Copy the data that follows, character for character, minus the pictures.

** START Data **

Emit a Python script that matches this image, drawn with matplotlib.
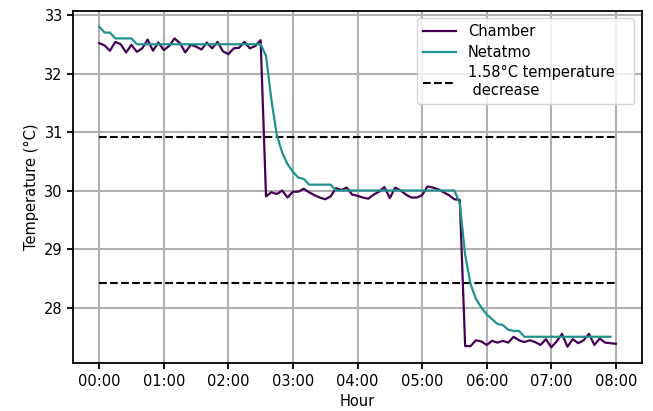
import numpy as np
import matplotlib
matplotlib.use('Agg')
import matplotlib.pyplot as plt

# readings every 5 minutes, 00:00 .. 08:00
hours = np.arange(97) * 5 / 60.0

chamber = [32.52, 32.48, 32.39, 32.54, 32.50, 32.36, 32.49, 32.37, 32.43, 32.58,
           32.39, 32.53, 32.40, 32.47, 32.60, 32.52, 32.36, 32.49, 32.46, 32.41,
           32.53, 32.43, 32.54, 32.38, 32.33, 32.43, 32.44, 32.54, 32.43, 32.47,
           32.57,
           29.90, 29.97, 29.94, 30.00, 29.88, 29.98, 29.98, 30.03, 29.97, 29.92,
           29.88, 29.85, 29.90, 30.04, 30.01, 30.05, 29.93, 29.91, 29.88, 29.86,
           29.93, 29.98, 30.06, 29.87, 30.05, 30.00, 29.93, 29.88, 29.88, 29.92,
           30.07, 30.05, 30.02, 29.97, 29.92, 29.85, 29.84,
           27.34, 27.34, 27.44, 27.42, 27.36, 27.43, 27.40, 27.43, 27.40, 27.50,
           27.44, 27.41, 27.44, 27.41, 27.36, 27.46, 27.32, 27.42, 27.55, 27.33,
           27.46, 27.39, 27.44, 27.55, 27.36, 27.47, 27.40, 27.39, 27.38]

netatmo = [32.8, 32.7, 32.7, 32.6, 32.6, 32.6, 32.6] + [32.5] * 24 + \
          [32.3, 31.55, 30.95, 30.65, 30.45, 30.32, 30.22, 30.2, 30.1, 30.1,
           30.1, 30.1, 30.1] + [30.0] * 23 + \
          [29.78, 28.9, 28.4, 28.15, 28.0, 27.88, 27.8, 27.72, 27.7, 27.62,
           27.6, 27.6] + [27.5] * 17

drop = 1.58
levels = [32.5 - drop, 30.0 - drop]
tick_hours = list(range(9))
tick_labels = ['%02d:00' % h for h in tick_hours]

plt.rcParams['font.size'] = 10.5

fig = plt.figure(figsize=(6.53, 4.11), dpi=100)
ax = fig.add_axes([0.1123, 0.116, 0.8704, 0.858])

ax.plot(hours, chamber, color='#440154', lw=1.6, label='Chamber', zorder=3)
ax.plot(hours[:len(netatmo)], netatmo, color='#21918c', lw=1.6,
        label='Netatmo', zorder=3)
for i, lev in enumerate(levels):
    ax.hlines(lev, 0, 8, colors='black', linestyles='--', lw=1.5, zorder=2,
              label='1.58°C temperature   \n decrease' if i == 0 else None)

ax.set_xticks(tick_hours)
ax.set_xticklabels(tick_labels)
ax.set_yticks([28, 29, 30, 31, 32, 33])
ax.grid(color='#b0b0b0', lw=1.5)
ax.set_axisbelow(True)
for s in ax.spines.values():
    s.set_linewidth(1.3)
ax.tick_params(width=1.3, length=4)
ax.set_xlabel('Hour')
ax.set_ylabel('Temperature (°C)')
ax.legend(loc='upper right', handlelength=2.3, labelspacing=0.4)

plt.savefig('out.png')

** END Data **

> Reply to the task
Emit a Python script that matches this image, drawn with matplotlib.
import numpy as np
import matplotlib
matplotlib.use('Agg')
import matplotlib.pyplot as plt

# readings every 5 minutes, 00:00 .. 08:00
hours = np.arange(97) * 5 / 60.0

chamber = [32.52, 32.48, 32.39, 32.54, 32.50, 32.36, 32.49, 32.37, 32.43, 32.58,
           32.39, 32.53, 32.40, 32.47, 32.60, 32.52, 32.36, 32.49, 32.46, 32.41,
           32.53, 32.43, 32.54, 32.38, 32.33, 32.43, 32.44, 32.54, 32.43, 32.47,
           32.57,
           29.90, 29.97, 29.94, 30.00, 29.88, 29.98, 29.98, 30.03, 29.97, 29.92,
           29.88, 29.85, 29.90, 30.04, 30.01, 30.05, 29.93, 29.91, 29.88, 29.86,
           29.93, 29.98, 30.06, 29.87, 30.05, 30.00, 29.93, 29.88, 29.88, 29.92,
           30.07, 30.05, 30.02, 29.97, 29.92, 29.85, 29.84,
           27.34, 27.34, 27.44, 27.42, 27.36, 27.43, 27.40, 27.43, 27.40, 27.50,
           27.44, 27.41, 27.44, 27.41, 27.36, 27.46, 27.32, 27.42, 27.55, 27.33,
           27.46, 27.39, 27.44, 27.55, 27.36, 27.47, 27.40, 27.39, 27.38]

netatmo = [32.8, 32.7, 32.7, 32.6, 32.6, 32.6, 32.6] + [32.5] * 24 + \
          [32.3, 31.55, 30.95, 30.65, 30.45, 30.32, 30.22, 30.2, 30.1, 30.1,
           30.1, 30.1, 30.1] + [30.0] * 23 + \
          [29.78, 28.9, 28.4, 28.15, 28.0, 27.88, 27.8, 27.72, 27.7, 27.62,
           27.6, 27.6] + [27.5] * 17

drop = 1.58
levels = [32.5 - drop, 30.0 - drop]
tick_hours = list(range(9))
tick_labels = ['%02d:00' % h for h in tick_hours]

plt.rcParams['font.size'] = 10.5

fig = plt.figure(figsize=(6.53, 4.11), dpi=100)
ax = fig.add_axes([0.1123, 0.116, 0.8704, 0.858])

ax.plot(hours, chamber, color='#440154', lw=1.6, label='Chamber', zorder=3)
ax.plot(hours[:len(netatmo)], netatmo, color='#21918c', lw=1.6,
        label='Netatmo', zorder=3)
for i, lev in enumerate(levels):
    ax.hlines(lev, 0, 8, colors='black', linestyles='--', lw=1.5, zorder=2,
              label='1.58°C temperature   \n decrease' if i == 0 else None)

ax.set_xticks(tick_hours)
ax.set_xticklabels(tick_labels)
ax.set_yticks([28, 29, 30, 31, 32, 33])
ax.grid(color='#b0b0b0', lw=1.5)
ax.set_axisbelow(True)
for s in ax.spines.values():
    s.set_linewidth(1.3)
ax.tick_params(width=1.3, length=4)
ax.set_xlabel('Hour')
ax.set_ylabel('Temperature (°C)')
ax.legend(loc='upper right', handlelength=2.3, labelspacing=0.4)

plt.savefig('out.png')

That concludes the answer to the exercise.